I remember however, having a bit of a tussle with the French authorities once who said that to travel it MUST be given every year. She let us travel but said it was a one off and to get it sorted. "These are your rules not our's" I seem to remember her bawling at me as I left the office.

I've just been to see our vet who says its nonsense and, if it says 2016 on the passport and it has her stamp on it then thats when it runs out!
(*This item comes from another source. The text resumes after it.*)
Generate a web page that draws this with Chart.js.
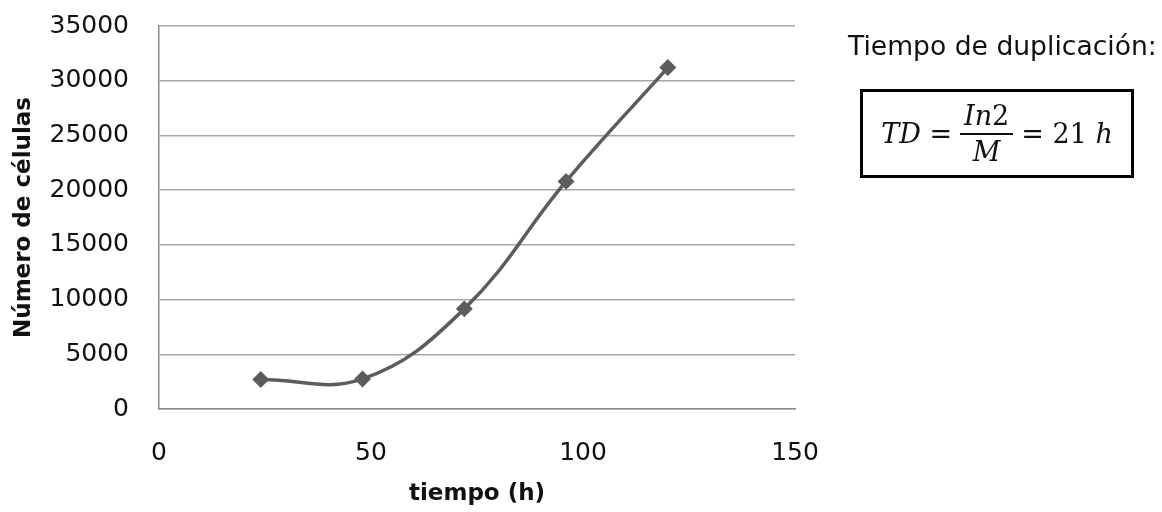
<!DOCTYPE html>
<html><head><meta charset="utf-8">
<script src="https://cdn.jsdelivr.net/npm/chart.js@4/dist/chart.umd.min.js"></script>
<style>
html,body{margin:0;padding:0;background:#fff;}
#wrap{position:relative;width:1162px;height:512px;}
#title{position:absolute;left:848px;top:31px;font-family:"DejaVu Sans",sans-serif;font-size:26.6px;line-height:30px;color:#111;white-space:nowrap;}
#box{position:absolute;left:860px;top:89px;width:268px;height:83px;border:3px solid #000;box-sizing:content-box;font-family:"DejaVu Serif","Liberation Serif",serif;font-size:27px;color:#111;display:flex;align-items:center;justify-content:center;}
.frac{display:inline-flex;flex-direction:column;align-items:center;margin:0 8px;}
.frac .num{border-bottom:2px solid #111;padding:0 4px 2px;}
.frac .den{padding-top:1px;}
i{font-style:italic;}
</style></head>
<body><div id="wrap"><canvas id="c" width="1162" height="512"></canvas>
<div id="title">Tiempo de duplicación:</div>
<div id="box"><span><i>TD</i> =</span><span class="frac"><span class="num"><i>In</i>2</span><span class="den"><i>M</i></span></span><span>= 21 <i>h</i></span></div>
</div>
<script>
const hours = [24, 48, 72, 96, 120];
const cells = [2700, 2750, 9150, 20800, 31200];
const xTicks = [0, 50, 100, 150];
const yTicks = [0, 5000, 10000, 15000, 20000, 25000, 30000, 35000];
const xTitle = 'tiempo (h)';
const yTitle = 'Número de células';

const tickFont = { family: 'DejaVu Sans', size: 25 };
const titleFont = { family: 'DejaVu Sans', size: 23, weight: 'bold' };

const ctx = document.getElementById('c');
new Chart(ctx, {
  type: 'scatter',
  data: { datasets: [{
    data: hours.map((h, i) => ({x: h, y: cells[i]})),
    showLine: true,
    borderColor: '#5c5c5c',
    backgroundColor: '#5c5c5c',
    borderWidth: 3.5,
    tension: 0.4,
    pointStyle: 'rectRot',
    pointRadius: 6,
    pointHoverRadius: 6
  }]},
  options: {
    responsive: false,
    animation: false,
    events: [],
    layout: { padding: { left: 10, right: 367, top: 26, bottom: 4 } },
    plugins: { legend: {display: false}, tooltip: {enabled: false} },
    scales: {
      x: {
        type: 'linear', min: 0, max: 150,
        afterBuildTicks: a => { a.ticks = xTicks.map(v => ({value: v})); },
        afterFit: s => { s.height = 99; s.paddingLeft = 0; s.paddingRight = 0; },
        grid: { display: false, drawTicks: false },
        border: { display: true, color: '#8c8c8c', width: 1.5 },
        ticks: { color: '#111', font: tickFont, padding: 29, callback: v => String(v) },
        title: { display: true, text: xTitle, color: '#111', font: titleFont, padding: { top: 0, bottom: 0 } }
      },
      y: {
        min: 0, max: 35000,
        afterBuildTicks: a => { a.ticks = yTicks.map(v => ({value: v})); },
        afterFit: s => { s.width = 149; s.paddingTop = 0; s.paddingBottom = 0; },
        grid: { color: '#a6a6a6', lineWidth: 1.5, drawTicks: false },
        border: { display: true, color: '#8c8c8c', width: 1.5 },
        ticks: { color: '#111', font: tickFont, padding: 30, callback: v => String(v) },
        title: { display: true, text: yTitle, color: '#111', font: titleFont, padding: { top: 0, bottom: 0 } }
      }
    }
  }
});
</script></body></html>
So, does anyone have any experience of this lately? Have the French relaxed any?

Thank you.


----------



## The-Cookies (Nov 28, 2010)

ours was done jan 2012 and is just coming up to 3 years , when she will require a booster. had no problems whatsoever at ferry or tunnel.

john


----------



## cricketballls (Jul 17, 2010)

Ours expires in 2 years, hmmm, but passport has only ever been inspected by UK authority on return


----------



## aldra (Jul 2, 2009)

I seem to remember that problem Jackie

I think it was early on when France used a different rabies vaccination to us 

There was some controversy over how long the original vaccine would last as in England it was a three year lifespan

We have never had a problem with shadow he's just had his second (three year) vaccine and we've never had a problem in the last six years 

As long as the vet has clearly indicated the lifespan of the vaccine protection all should be well

Sandra


----------



## JackieP (Oct 15, 2006)

This is so reassuring, thank you. Our experience with the French lady was fairly horrid and I think the memory of it has left me quite nervous about it all. Reading your comments have helped tremendously!


----------



## ardgour (Mar 22, 2008)

I suspect the original response may have come from a confusion over the requirements from some countries for a dog living in a rabies endemic zone rather than UK rules to prevent rabies entering this country. Several years ago I seem to remember that certain European countries were insisting that dogs had a rabies booster every year if they were staying in the country for longer than 6 months. As far as I know there was never any good evidence that this was necessary because the vaccine has always been effective for longer than that.
Last time I checked there were still 2 vaccines available in this country, one requires 2 yearly boosters the other 3 yearly.

Chris


----------



## Spacerunner (Mar 18, 2006)

For a UK dog to travel in Europe the booster is given at the intervals stated by the vaccination manufacturer.
For European dogs its an annual vaccination. This also applies to dogs imported into Europe for six months or longer.


----------